/---

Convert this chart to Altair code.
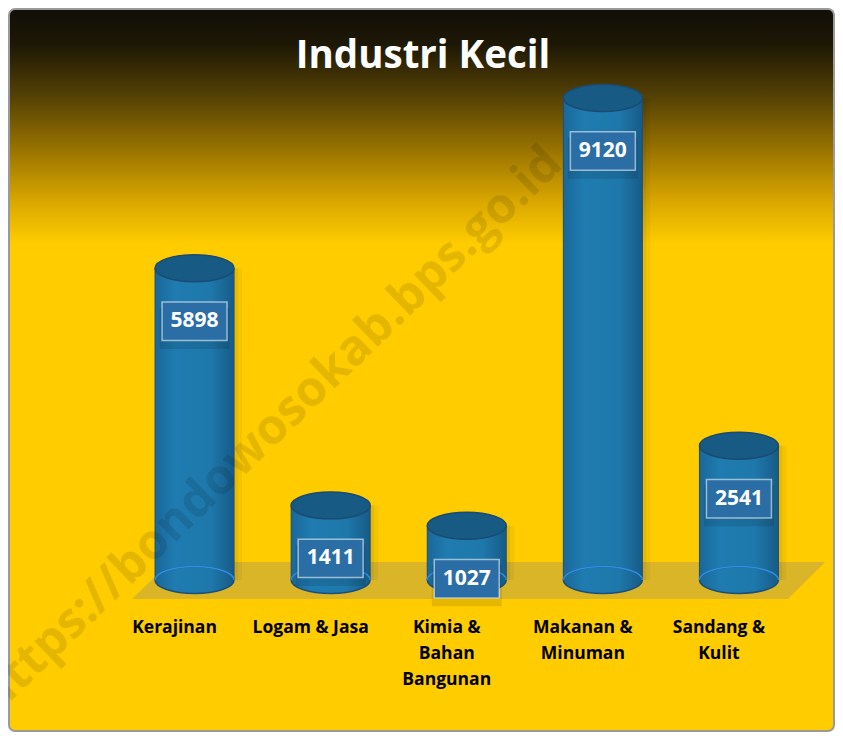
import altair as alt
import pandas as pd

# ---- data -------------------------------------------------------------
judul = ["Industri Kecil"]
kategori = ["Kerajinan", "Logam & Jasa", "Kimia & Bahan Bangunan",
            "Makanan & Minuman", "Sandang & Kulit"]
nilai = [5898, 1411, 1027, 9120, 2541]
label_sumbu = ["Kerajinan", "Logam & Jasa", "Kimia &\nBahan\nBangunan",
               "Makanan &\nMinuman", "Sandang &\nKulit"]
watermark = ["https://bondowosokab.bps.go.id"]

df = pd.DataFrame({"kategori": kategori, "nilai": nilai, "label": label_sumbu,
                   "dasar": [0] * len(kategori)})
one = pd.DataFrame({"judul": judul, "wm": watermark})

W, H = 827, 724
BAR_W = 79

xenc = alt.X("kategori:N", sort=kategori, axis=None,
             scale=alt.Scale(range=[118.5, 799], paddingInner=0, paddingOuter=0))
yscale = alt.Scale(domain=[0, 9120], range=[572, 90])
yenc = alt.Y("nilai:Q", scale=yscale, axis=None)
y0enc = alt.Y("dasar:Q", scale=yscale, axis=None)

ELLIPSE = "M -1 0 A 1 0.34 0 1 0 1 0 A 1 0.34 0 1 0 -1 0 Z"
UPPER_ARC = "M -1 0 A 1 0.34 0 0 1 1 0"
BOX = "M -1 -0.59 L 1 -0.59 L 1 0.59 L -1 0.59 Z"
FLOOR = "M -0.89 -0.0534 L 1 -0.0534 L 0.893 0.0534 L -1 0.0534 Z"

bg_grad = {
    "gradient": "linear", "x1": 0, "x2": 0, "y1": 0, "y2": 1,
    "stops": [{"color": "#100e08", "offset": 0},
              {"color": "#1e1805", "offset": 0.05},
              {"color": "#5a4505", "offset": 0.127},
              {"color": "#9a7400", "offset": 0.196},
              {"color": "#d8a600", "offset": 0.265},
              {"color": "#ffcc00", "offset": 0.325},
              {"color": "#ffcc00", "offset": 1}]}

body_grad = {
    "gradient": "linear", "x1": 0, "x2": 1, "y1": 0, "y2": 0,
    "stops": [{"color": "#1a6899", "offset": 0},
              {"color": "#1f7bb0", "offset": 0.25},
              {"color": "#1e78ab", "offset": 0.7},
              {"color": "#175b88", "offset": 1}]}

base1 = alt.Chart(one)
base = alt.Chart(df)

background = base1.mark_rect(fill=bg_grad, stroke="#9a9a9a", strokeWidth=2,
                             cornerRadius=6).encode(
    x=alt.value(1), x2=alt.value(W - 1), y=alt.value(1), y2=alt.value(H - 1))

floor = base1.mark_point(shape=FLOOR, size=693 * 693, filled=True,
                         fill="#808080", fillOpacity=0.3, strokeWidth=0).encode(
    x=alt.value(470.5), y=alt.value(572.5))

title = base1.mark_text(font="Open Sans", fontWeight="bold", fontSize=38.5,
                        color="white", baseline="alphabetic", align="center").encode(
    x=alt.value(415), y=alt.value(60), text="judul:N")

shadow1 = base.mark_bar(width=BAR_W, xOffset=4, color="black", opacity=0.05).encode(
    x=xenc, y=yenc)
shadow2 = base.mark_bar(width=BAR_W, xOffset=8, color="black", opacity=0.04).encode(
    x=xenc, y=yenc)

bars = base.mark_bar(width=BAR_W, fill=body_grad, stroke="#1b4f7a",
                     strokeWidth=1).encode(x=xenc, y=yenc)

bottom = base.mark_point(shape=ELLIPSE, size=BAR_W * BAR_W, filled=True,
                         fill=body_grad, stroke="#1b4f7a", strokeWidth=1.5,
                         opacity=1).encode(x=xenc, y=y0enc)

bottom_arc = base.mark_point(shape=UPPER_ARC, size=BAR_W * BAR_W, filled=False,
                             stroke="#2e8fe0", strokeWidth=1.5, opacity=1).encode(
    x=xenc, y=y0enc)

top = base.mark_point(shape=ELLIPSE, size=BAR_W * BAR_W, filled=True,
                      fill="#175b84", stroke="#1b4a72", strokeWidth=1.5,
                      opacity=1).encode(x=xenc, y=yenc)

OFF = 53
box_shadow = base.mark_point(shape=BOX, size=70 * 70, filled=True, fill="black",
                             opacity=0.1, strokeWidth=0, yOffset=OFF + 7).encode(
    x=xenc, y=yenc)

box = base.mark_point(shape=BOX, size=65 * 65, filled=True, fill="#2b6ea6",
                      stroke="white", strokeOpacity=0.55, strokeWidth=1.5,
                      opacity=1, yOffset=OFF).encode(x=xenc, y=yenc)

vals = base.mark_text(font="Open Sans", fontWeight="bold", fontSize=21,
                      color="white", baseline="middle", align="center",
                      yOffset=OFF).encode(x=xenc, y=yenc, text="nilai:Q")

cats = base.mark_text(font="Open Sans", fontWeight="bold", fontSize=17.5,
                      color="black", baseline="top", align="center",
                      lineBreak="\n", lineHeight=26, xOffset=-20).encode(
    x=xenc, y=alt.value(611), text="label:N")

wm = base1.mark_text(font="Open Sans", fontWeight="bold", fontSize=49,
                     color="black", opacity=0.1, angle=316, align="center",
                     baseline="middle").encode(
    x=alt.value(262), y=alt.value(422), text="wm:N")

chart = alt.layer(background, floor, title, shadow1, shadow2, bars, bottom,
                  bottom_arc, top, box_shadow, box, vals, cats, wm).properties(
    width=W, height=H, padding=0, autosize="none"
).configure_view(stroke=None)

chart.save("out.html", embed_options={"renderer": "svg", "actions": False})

\---
/---

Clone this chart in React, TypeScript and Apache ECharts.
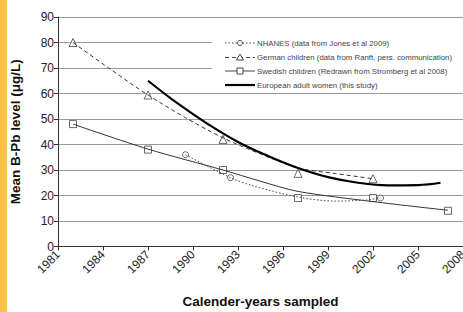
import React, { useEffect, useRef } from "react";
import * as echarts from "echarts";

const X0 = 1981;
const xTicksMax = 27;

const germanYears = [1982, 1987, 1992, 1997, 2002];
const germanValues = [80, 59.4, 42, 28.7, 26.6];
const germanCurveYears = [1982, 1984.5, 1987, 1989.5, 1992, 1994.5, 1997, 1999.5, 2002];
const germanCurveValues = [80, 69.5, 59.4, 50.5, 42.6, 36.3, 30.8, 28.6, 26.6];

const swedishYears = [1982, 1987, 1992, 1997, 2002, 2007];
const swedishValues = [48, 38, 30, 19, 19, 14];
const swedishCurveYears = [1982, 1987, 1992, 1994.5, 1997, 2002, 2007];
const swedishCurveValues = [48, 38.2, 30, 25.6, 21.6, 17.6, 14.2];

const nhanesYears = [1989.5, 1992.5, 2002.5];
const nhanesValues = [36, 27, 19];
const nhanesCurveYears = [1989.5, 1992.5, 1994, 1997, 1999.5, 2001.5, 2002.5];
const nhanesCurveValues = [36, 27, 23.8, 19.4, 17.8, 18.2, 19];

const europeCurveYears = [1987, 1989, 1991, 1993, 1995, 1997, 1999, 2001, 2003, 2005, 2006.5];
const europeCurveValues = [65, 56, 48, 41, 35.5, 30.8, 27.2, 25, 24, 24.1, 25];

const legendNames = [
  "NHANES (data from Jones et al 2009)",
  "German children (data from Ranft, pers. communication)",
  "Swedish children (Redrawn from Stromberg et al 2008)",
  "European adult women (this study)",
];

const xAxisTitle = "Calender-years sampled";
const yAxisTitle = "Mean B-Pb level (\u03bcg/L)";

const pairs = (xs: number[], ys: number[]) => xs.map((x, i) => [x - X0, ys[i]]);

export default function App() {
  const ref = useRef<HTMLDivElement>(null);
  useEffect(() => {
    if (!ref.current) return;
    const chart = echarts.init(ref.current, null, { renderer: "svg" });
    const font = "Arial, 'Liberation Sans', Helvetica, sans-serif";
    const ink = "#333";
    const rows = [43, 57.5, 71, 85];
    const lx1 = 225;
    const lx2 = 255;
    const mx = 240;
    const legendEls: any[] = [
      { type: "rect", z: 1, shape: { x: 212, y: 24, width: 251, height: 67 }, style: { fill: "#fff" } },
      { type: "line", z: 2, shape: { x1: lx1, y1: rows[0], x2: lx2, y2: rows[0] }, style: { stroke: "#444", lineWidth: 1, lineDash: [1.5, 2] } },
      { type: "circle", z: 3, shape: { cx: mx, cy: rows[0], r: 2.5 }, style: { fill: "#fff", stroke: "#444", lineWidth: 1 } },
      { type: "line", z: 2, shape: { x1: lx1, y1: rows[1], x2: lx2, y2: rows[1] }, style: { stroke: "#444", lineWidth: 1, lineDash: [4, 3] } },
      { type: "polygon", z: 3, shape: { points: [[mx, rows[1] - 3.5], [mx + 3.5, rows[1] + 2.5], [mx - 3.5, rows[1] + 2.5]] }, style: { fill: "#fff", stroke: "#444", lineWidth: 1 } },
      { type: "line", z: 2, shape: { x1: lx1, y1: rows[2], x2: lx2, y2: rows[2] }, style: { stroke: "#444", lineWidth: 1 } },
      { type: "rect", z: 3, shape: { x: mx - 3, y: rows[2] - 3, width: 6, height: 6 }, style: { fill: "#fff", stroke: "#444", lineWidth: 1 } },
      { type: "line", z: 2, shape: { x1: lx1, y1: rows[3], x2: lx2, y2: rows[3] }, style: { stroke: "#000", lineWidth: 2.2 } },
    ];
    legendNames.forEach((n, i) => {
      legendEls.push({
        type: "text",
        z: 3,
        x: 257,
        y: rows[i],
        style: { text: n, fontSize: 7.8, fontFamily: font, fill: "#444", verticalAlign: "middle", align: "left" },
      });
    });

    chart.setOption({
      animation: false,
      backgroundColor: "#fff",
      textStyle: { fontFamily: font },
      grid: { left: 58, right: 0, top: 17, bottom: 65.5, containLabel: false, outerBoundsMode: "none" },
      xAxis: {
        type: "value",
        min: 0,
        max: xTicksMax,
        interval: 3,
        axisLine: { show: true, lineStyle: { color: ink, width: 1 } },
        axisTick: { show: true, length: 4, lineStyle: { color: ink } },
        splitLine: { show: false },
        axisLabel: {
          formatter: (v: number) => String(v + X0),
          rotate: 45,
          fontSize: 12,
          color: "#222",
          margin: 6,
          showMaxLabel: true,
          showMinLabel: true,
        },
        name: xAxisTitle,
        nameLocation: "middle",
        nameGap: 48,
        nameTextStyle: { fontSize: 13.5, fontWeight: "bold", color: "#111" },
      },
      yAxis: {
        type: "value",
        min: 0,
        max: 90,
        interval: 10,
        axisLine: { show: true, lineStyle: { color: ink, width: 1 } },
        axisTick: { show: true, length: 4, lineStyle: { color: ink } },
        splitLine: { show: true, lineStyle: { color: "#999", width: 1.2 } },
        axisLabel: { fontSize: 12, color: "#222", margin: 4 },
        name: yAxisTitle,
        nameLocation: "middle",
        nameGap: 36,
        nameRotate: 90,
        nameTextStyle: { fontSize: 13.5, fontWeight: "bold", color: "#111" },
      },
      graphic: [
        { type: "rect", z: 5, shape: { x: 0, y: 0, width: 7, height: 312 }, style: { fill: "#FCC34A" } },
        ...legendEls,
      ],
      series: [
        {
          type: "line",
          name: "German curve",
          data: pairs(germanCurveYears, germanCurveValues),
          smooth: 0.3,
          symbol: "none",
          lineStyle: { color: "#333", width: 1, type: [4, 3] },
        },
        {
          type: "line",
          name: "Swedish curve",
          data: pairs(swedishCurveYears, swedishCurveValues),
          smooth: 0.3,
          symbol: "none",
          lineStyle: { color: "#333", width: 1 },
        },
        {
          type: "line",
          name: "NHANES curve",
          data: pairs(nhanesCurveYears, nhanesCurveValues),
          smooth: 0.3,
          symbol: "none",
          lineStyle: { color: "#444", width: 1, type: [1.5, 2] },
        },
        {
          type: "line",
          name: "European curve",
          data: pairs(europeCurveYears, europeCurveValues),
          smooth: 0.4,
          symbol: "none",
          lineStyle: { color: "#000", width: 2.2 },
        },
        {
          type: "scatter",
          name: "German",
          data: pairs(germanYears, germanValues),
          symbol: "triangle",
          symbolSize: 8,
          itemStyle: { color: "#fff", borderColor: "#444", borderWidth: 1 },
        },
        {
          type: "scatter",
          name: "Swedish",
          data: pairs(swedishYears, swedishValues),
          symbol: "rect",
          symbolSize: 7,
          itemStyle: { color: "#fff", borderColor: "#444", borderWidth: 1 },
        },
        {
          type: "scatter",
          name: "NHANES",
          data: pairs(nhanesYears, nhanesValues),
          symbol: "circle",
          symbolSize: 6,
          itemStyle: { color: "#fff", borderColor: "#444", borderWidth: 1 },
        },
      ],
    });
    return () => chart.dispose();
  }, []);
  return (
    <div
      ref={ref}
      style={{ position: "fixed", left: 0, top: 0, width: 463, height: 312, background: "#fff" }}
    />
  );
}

\---

INSTRUCTION => Look through the listing above. Pick out each line with "React" and copy it.

RESULT OF THIS TASK =>
Clone this chart in React, TypeScript and Apache ECharts.
import React, { useEffect, useRef } from "react";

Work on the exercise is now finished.